WHAT IS ASKED =
Count how many lines hold the string "chart". Give that number alone.

PROVIDED MATERIAL =

***

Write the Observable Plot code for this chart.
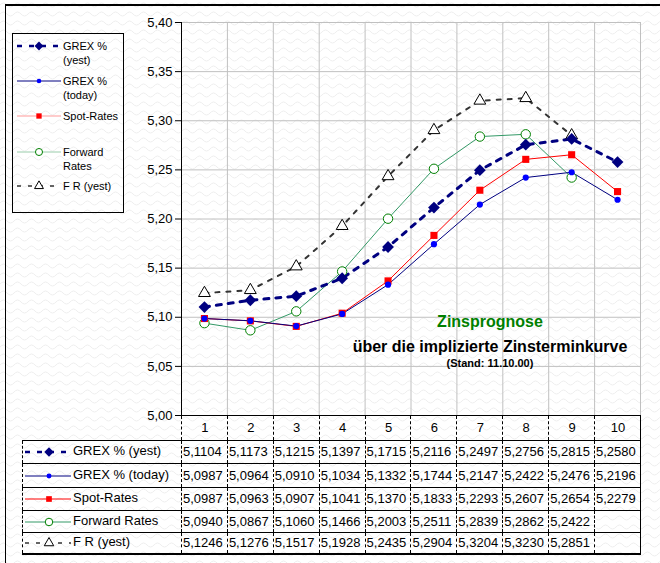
<!DOCTYPE html>
<html><head><meta charset="utf-8">
<script src="https://cdn.jsdelivr.net/npm/d3@7"></script>
<script src="https://cdn.jsdelivr.net/npm/@observablehq/plot@0.6"></script>
<style>
body{margin:0;background:#fff;}
#wrap{position:relative;width:660px;height:563px;overflow:hidden;font-family:"Liberation Sans",Arial,sans-serif;color:#000;background-color:#fff;
background-image:url("data:image/svg+xml,%3Csvg xmlns='http://www.w3.org/2000/svg' width='14' height='9'%3E%3Cpath d='M0 5 q3.5 -4 7 0 t7 0' fill='none' stroke='%23eeeeee' stroke-width='1'/%3E%3C/svg%3E");}
#frame{position:absolute;left:5px;top:4px;width:700px;height:600px;border-top:2px solid #000;border-left:1px solid #000;}
#chart{position:absolute;left:0;top:0;}
#legend{position:absolute;left:12px;top:33px;width:110px;height:178px;border:1px solid #000;font-size:11px;}
#legend .t{position:absolute;left:50px;line-height:14px;white-space:nowrap;}
#legend svg{position:absolute;left:4px;}
#tbl{position:absolute;left:22px;top:415px;border-collapse:collapse;table-layout:fixed;width:618px;font-size:13px;}
#tbl td{padding:0 0 0 1px;white-space:nowrap;overflow:hidden;border-top:1px solid #000;border-bottom:1px solid #000;border-left:1px dashed #000;border-right:1px dashed #000;line-height:14px;}
#tbl tr.hd td{text-align:center;height:24px;}
#tbl tr.hd td.blank{border:none;}
#tbl td.last{border-right:1px solid #000;}
#tbl tr.lastrow td{border-bottom:2px solid #000;}
#tbl td.lab{position:relative;}
#tbl td.lab svg{position:absolute;left:2px;top:50%;margin-top:-7px;}
#tbl td.lab span{position:absolute;left:50px;top:50%;margin-top:-8px;}
</style></head>
<body>
<div id="wrap">
<div id="frame"></div>
<div id="chart"></div>
<div id="legend"></div>
<table id="tbl"></table>
<div style="position:absolute;left:340px;width:300px;text-align:center;font-weight:bold;top:313px;font-size:16px;color:#008000;">Zinsprognose</div>
<div style="position:absolute;left:320px;width:340px;text-align:center;font-weight:bold;top:338px;font-size:16px;">über die implizierte Zinsterminkurve</div>
<div style="position:absolute;left:340px;width:300px;text-align:center;font-weight:bold;top:357px;font-size:11px;">(Stand: 11.10.00)</div>
</div>
<script>
// ---- data ----
const cats = [1, 2, 3, 4, 5, 6, 7, 8, 9, 10];
const grexYest = [5.1104, 5.1173, 5.1215, 5.1397, 5.1715, 5.2116, 5.2497, 5.2756, 5.2815, 5.2580];
const grexToday = [5.0987, 5.0964, 5.0910, 5.1034, 5.1332, 5.1744, 5.2147, 5.2422, 5.2476, 5.2196];
const spotRates = [5.0987, 5.0963, 5.0907, 5.1041, 5.1370, 5.1833, 5.2293, 5.2607, 5.2654, 5.2279];
const forwardRates = [5.0940, 5.0867, 5.1060, 5.1466, 5.2003, 5.2511, 5.2839, 5.2862, 5.2422];
const frYest = [5.1246, 5.1276, 5.1517, 5.1928, 5.2435, 5.2904, 5.3204, 5.3230, 5.2851];
const seriesNames = ["GREX % (yest)", "GREX % (today)", "Spot-Rates", "Forward Rates", "F R (yest)"];
const yTicks = [5.00, 5.05, 5.10, 5.15, 5.20, 5.25, 5.30, 5.35, 5.40];

const fmtY = v => v.toFixed(2).replace(".", ",");
const fmtV = v => v.toFixed(4).replace(".", ",");

const styles = [
  {values: grexYest, stroke: "#000080", width: 3, dash: "5,7", symbol: d3.symbolDiamond2, r: 5.3, fill: "#000080", mstroke: "none"},
  {values: grexToday, stroke: "#000080", width: 1, dash: null, symbol: d3.symbolCircle, r: 3.1, fill: "#0000ff", mstroke: "none"},
  {values: spotRates, stroke: "#ff0000", width: 1, dash: null, symbol: d3.symbolSquare, r: 4, fill: "#ff0000", mstroke: "none"},
  {values: forwardRates, stroke: "#339966", width: 1, dash: null, symbol: d3.symbolCircle, r: 4.7, fill: "#ffffff", mstroke: "#008000"},
  {values: frYest, stroke: "#333333", width: 2, dash: "4,7", symbol: d3.symbolTriangle, r: 4.4, fill: "#ffffff", mstroke: "#000000"}
];

const rows = s => s.values.map((v, i) => ({x: cats[i], y: v}));
const bounds = cats.map(c => c - 0.5).concat([cats[cats.length - 1] + 0.5]);

const marks = [
  Plot.ruleX(bounds, {stroke: "#c0c0c0", strokeOpacity: 1}),
  Plot.ruleY(yTicks.slice(1), {stroke: "#c0c0c0", strokeOpacity: 1}),
  Plot.ruleX([bounds[0]], {stroke: "#000"}),
  Plot.ruleY([yTicks[0]], {stroke: "#000"})
];
for (const s of [styles[4], styles[3], styles[2], styles[1], styles[0]]) {
  marks.push(Plot.line(rows(s), {x: "x", y: "y", stroke: s.stroke, strokeWidth: s.width, strokeDasharray: s.dash || undefined}));
}
for (const s of [styles[4], styles[3], styles[2], styles[1], styles[0]]) {
  marks.push(Plot.dot(rows(s), {x: "x", y: "y", symbol: s.symbol, r: s.r, fill: s.fill, stroke: s.mstroke, strokeWidth: 1}));
}

const chart = Plot.plot({
  width: 660, height: 563,
  marginLeft: 181, marginRight: 20, marginTop: 22, marginBottom: 148,
  style: {fontFamily: "'Liberation Sans', Arial, sans-serif", fontSize: "13px", background: "transparent", color: "#000", overflow: "visible"},
  x: {domain: [bounds[0], bounds[bounds.length - 1]], axis: null},
  y: {domain: [yTicks[0], yTicks[yTicks.length - 1]], ticks: yTicks, tickFormat: fmtY, tickSize: 6, tickPadding: 3, label: null},
  marks
});
document.getElementById("chart").appendChild(chart);

// ---- sample symbol helper (legend/table) ----
function sample(i, w, h, mx, scale) {
  const s = styles[i];
  const ns = "http://www.w3.org/2000/svg";
  const svg = document.createElementNS(ns, "svg");
  svg.setAttribute("width", w); svg.setAttribute("height", h);
  const cy = h / 2;
  const ln = document.createElementNS(ns, "line");
  ln.setAttribute("x1", 0); ln.setAttribute("x2", w); ln.setAttribute("y1", cy); ln.setAttribute("y2", cy);
  let lc = s.stroke;
  if (scale < 0.8 && i === 2) lc = "#ff9999";
  if (scale < 0.8 && i === 3) lc = "#99ccaa";
  ln.setAttribute("stroke", lc);
  ln.setAttribute("stroke-width", Math.max(1, s.width * (scale < 1 ? 0.8 : 1)));
  if (s.dash) ln.setAttribute("stroke-dasharray", s.dash);
  svg.appendChild(ln);
  const p = document.createElementNS(ns, "path");
  p.setAttribute("d", d3.symbol(s.symbol, Math.PI * (s.r * scale) ** 2)());
  p.setAttribute("transform", `translate(${mx},${cy})`);
  p.setAttribute("fill", s.fill); p.setAttribute("stroke", s.mstroke);
  svg.appendChild(p);
  return svg;
}

// ---- legend ----
const legend = document.getElementById("legend");
const legItems = [
  {lines: ["GREX %", "(yest)"], y: 12},
  {lines: ["GREX %", "(today)"], y: 47},
  {lines: ["Spot-Rates"], y: 82},
  {lines: ["Forward", "Rates"], y: 118},
  {lines: ["F R (yest)"], y: 152}
];
legItems.forEach((it, i) => {
  const svg = sample(i, 44, 14, 22, 0.75);
  svg.style.top = (it.y - 7) + "px";
  legend.appendChild(svg);
  const t = document.createElement("div");
  t.className = "t";
  t.style.top = (it.y - 7) + "px";
  t.innerHTML = it.lines.join("<br>");
  legend.appendChild(t);
});

// ---- data table ----
const tbl = document.getElementById("tbl");
const cg = document.createElement("colgroup");
cg.innerHTML = `<col style="width:159px">` + cats.map(() => `<col style="width:45.9px">`).join("");
tbl.appendChild(cg);
const hd = document.createElement("tr");
hd.className = "hd";
hd.innerHTML = `<td class="blank"></td>` + cats.map((c, j) => `<td${j === cats.length - 1 ? ' class="last"' : ""}>${c}</td>`).join("");
tbl.appendChild(hd);
const rowH = [22, 23, 22, 21, 20];
styles.forEach((s, i) => {
  const tr = document.createElement("tr");
  if (i === styles.length - 1) tr.className = "lastrow";
  const lab = document.createElement("td");
  lab.className = "lab";
  lab.style.height = rowH[i] + "px";
  lab.appendChild(sample(i, 46, 14, 24, 0.8));
  const sp = document.createElement("span");
  sp.textContent = seriesNames[i];
  lab.appendChild(sp);
  tr.appendChild(lab);
  cats.forEach((c, j) => {
    const td = document.createElement("td");
    if (j === cats.length - 1) td.className = "last";
    td.textContent = s.values[j] !== undefined ? fmtV(s.values[j]) : "";
    tr.appendChild(td);
  });
  tbl.appendChild(tr);
});
</script>
</body></html>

***

RESULT OF THE TASK =
5